As yet another indication of the chaos that is currently engulfing the company, Musk has stopped in its tracks the new and much vaunted US$8 a month “Twitter Blue Verification” badge, introduced a few days ago to raise cash as quickly as possible by effectively trashing the established and somewhat trusted user verification system. The new badge of honour product came in to an incredibly tight and rushed deadline (possibly because staff were told they would be “let go” if they missed it). The timetable was met and launched but the product itself resulted in huge numbers of malign actors, impersonators and frauds paying a whole eight bucks each to be given a clean bill of health and, with it, the unbridled opportunity to create mayhem across the global social network platform.

Musk was warned by some Twitter staff who were brave enough to suggest that his idea was stupid (and we don’t know how many staff got the bullet for daring to speak truth to power) but the CEO, entire board of directors and chief twit (Musk and Musk alone) announced after just two days that enrolments to the new scheme would cease because of “issues” surrounding its launch. Apparently it will relaunch on 29 November, after teams of employees have worked round the clock “to make sure that it is rock solid”.

One of the “issues” behind Musk’s decision to shelve the Twitter Blue Verification badge is money. He needs advertising revenues, urgently, but advertisers are running scared of what he’ll do next and are pulling their ads. This morning, GroupM, which is a division of the world’s largest advertising company, WPP (the initials actually stand for Wire and Plastic Products), has announced to the world in general and its clients in particular (they are some of the biggest brands on earth) that buying ad space on Twitter is now “high risk”. WPP buys ad space globally and is the biggest spender Twitter has, so its warning has real bite. IPG and Omnicom Media have also advised their clients to at least pause advertising on Twitter, if not quite yet to abandon it altogether. 

GroupM has compiled a list of items (seen by technology news website The Verge and by Digiday, a New York-based company that “takes a global view of the media and marketing industries and confronts the truths in technology's disruption of these industries) that it wants Musk to address as a matter of urgency. The list includes: 

1) A return to baseline NSFW levels.
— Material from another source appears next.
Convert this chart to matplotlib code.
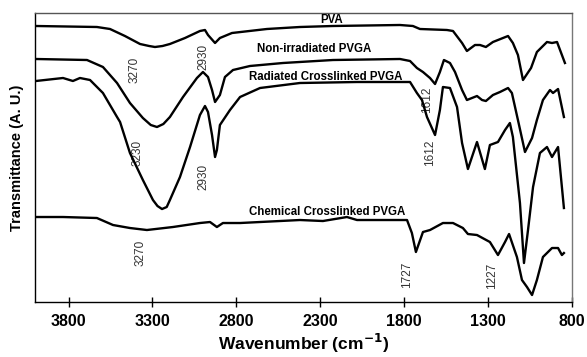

NSFW means ‘not safe for work’ and applies to marking links to content, videos or website pages containing hate speech, pornography, extreme political content, graphic violence and so on, that users would not want to be observed accessing in “public, formal or controlled environments”.

2) Registering extreme concern about the precipitate departure of senior executives from the company, GroupM wants new, experienced, safety, security, compliance, privacy and trust officers to be recruited and put in place as soon as possible.
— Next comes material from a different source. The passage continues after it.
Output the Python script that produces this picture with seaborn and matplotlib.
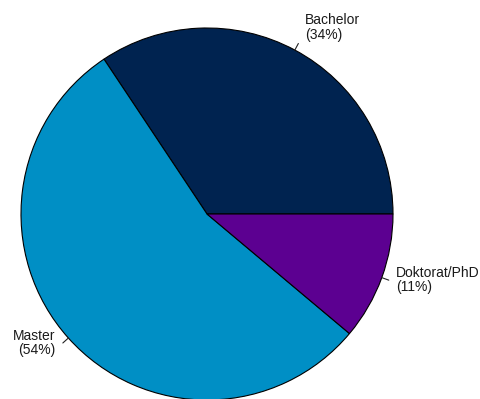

3) GroupM is also pushing for the “establishment of internal checks & balances”. One can understand why. 

4) Also required is openness and transparency in regard to any plans or changes that would affect user or brand safety. That includes “changes to community guidelines and moderation policies”.
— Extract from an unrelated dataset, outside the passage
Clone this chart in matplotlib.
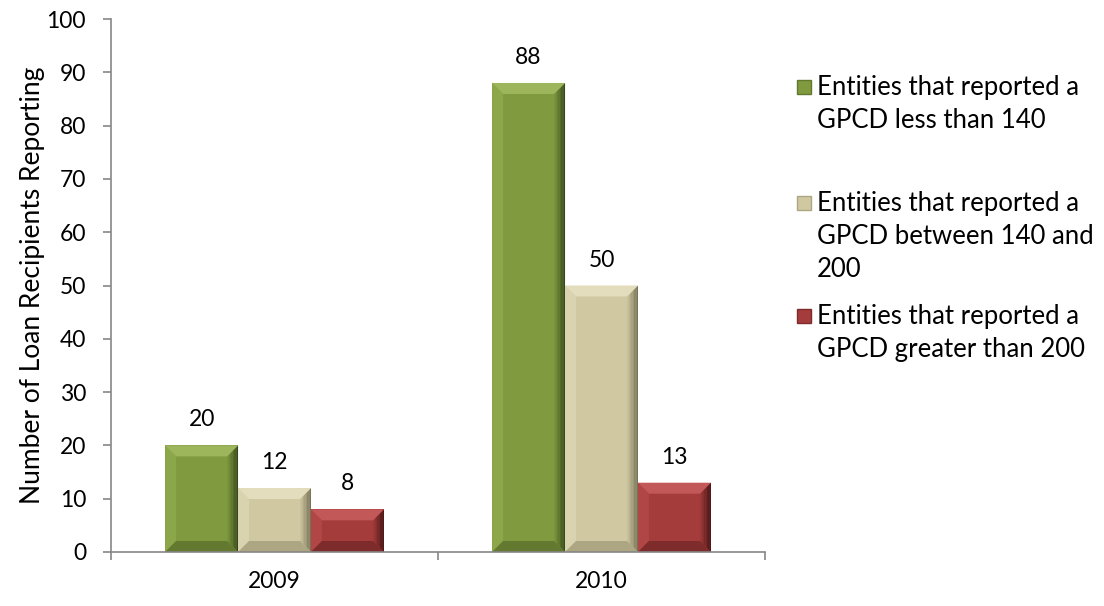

5) A “commitment to content moderation” plus “the ability to enforce the platform’s rules”. 

6) Assurances that Twitter will always comply with the legal requirements of the US Trade Commission.  

And for everyone else, advertiser or not, what is needed is a permanent end to the far too cursory and easy verification of fake Twitter handles that disguise charlatans, fraudsters, mountebanks, poodle-fakers and thoroughly bad lots.

According to the internal message seen by Platformer, an excellent website that covers “social networks and their relationships with the world” and lives at “the intersection of Silicon Valley and democracy”, Twitter says it is “working through” GroupM’s list of required changes.

What Musk thinks of them is not yet known, and whether or not he’ll do anything about them or just continue his self-appointed task of destroying Twitter remains to be seen. Probably the very best thing he could do is appoint a CEO in his stead and allow whoever it is the autonomy to try to put things right. There doesn’t seem to be much chance of that in the foreseeable future – and who’d want to take the job anyway?